▼

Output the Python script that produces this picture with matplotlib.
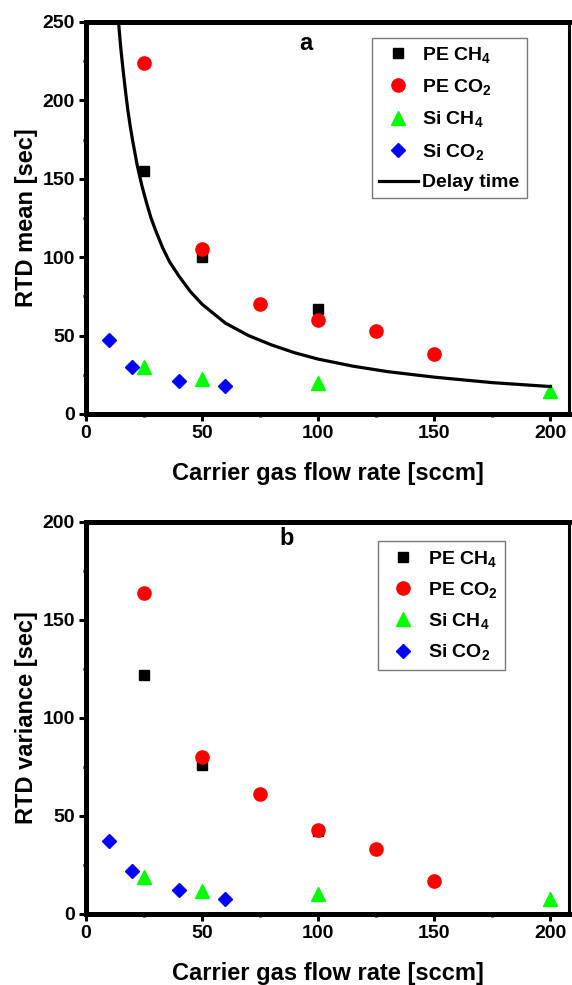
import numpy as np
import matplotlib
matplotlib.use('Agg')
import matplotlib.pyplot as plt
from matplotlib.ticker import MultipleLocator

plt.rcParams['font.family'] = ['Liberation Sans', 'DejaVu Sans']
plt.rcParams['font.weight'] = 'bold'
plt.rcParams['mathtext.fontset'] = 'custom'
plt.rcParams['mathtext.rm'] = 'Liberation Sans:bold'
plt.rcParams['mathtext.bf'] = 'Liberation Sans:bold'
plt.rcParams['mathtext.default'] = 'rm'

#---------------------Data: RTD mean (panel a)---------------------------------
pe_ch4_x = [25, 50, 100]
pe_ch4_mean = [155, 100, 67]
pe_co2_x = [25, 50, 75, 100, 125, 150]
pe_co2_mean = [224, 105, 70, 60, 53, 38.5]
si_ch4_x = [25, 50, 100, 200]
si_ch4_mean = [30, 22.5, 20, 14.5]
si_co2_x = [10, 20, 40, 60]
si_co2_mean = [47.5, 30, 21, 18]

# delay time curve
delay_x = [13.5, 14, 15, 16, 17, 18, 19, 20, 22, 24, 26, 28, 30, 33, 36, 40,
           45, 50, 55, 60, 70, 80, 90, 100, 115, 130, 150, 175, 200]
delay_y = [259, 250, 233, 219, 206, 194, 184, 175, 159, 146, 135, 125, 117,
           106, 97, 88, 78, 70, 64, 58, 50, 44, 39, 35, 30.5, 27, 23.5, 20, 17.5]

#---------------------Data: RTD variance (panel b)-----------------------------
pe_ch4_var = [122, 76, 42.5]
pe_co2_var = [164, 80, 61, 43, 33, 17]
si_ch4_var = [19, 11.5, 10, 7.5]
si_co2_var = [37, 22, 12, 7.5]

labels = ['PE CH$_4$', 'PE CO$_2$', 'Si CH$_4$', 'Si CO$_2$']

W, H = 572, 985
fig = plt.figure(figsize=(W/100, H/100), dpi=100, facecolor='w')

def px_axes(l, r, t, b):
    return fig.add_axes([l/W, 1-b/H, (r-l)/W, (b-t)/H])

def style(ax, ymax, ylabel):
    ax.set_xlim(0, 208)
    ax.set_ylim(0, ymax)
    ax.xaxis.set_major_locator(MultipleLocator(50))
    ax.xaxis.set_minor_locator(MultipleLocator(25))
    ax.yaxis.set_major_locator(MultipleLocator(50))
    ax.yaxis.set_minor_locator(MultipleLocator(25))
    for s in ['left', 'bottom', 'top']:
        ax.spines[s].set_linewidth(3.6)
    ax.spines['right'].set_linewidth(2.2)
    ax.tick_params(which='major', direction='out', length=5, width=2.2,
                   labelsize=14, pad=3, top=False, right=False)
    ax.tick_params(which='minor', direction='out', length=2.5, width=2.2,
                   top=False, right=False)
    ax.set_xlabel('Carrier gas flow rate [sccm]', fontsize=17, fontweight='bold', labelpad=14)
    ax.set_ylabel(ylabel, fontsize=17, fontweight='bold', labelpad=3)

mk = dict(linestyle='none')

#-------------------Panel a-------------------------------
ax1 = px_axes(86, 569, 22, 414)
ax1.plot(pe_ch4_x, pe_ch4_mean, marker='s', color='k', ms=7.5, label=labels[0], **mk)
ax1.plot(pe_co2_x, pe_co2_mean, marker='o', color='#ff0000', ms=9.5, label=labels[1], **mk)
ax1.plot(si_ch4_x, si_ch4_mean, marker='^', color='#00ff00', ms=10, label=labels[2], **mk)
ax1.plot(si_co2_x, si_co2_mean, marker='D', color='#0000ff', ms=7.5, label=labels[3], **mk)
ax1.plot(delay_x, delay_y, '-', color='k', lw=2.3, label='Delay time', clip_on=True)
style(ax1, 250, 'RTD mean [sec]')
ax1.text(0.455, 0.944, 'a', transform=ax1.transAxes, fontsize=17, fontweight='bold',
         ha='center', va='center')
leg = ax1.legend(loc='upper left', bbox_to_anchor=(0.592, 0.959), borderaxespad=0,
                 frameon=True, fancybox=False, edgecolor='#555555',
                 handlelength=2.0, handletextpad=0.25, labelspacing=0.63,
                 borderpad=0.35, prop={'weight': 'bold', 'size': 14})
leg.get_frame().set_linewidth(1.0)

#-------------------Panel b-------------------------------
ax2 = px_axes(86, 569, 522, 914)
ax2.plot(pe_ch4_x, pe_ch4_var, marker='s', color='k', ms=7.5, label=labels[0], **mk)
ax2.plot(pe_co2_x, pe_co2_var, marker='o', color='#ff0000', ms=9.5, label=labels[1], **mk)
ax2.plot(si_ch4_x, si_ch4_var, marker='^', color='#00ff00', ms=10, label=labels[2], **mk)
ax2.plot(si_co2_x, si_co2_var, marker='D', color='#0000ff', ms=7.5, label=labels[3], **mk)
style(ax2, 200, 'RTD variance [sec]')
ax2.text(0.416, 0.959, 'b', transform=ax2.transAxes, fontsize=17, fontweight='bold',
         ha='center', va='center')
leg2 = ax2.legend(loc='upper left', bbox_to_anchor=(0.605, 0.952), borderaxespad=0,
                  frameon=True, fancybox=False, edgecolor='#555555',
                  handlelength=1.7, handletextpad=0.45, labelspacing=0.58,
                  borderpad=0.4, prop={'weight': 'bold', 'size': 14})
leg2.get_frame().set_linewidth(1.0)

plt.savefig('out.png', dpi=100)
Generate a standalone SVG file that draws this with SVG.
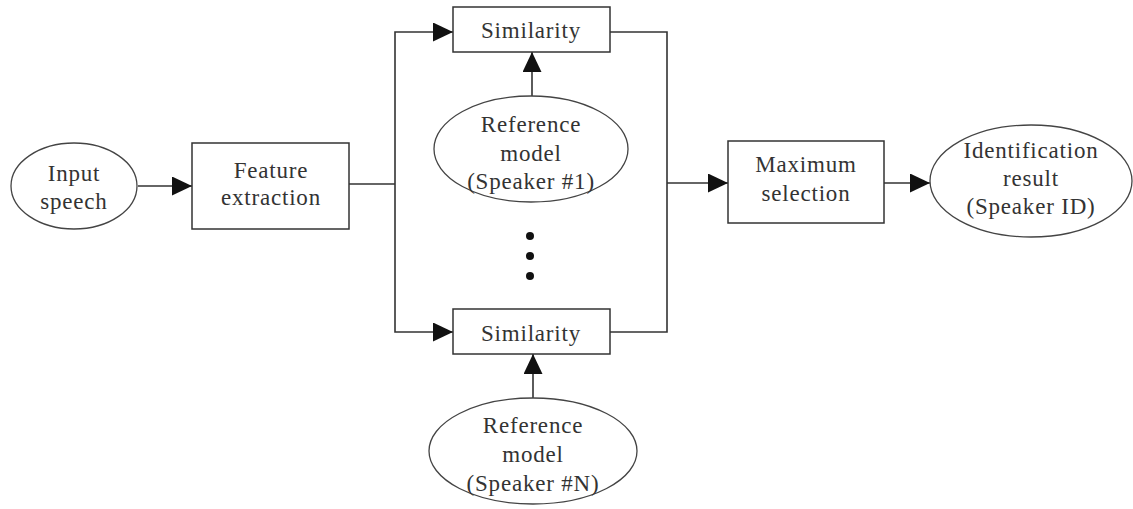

▲

Problem to work on> Copy every line of the listing containing the string "this".

Complete answer>
Output the Python script that produces this picture with matplotlib.
Generate a standalone SVG file that draws this with SVG.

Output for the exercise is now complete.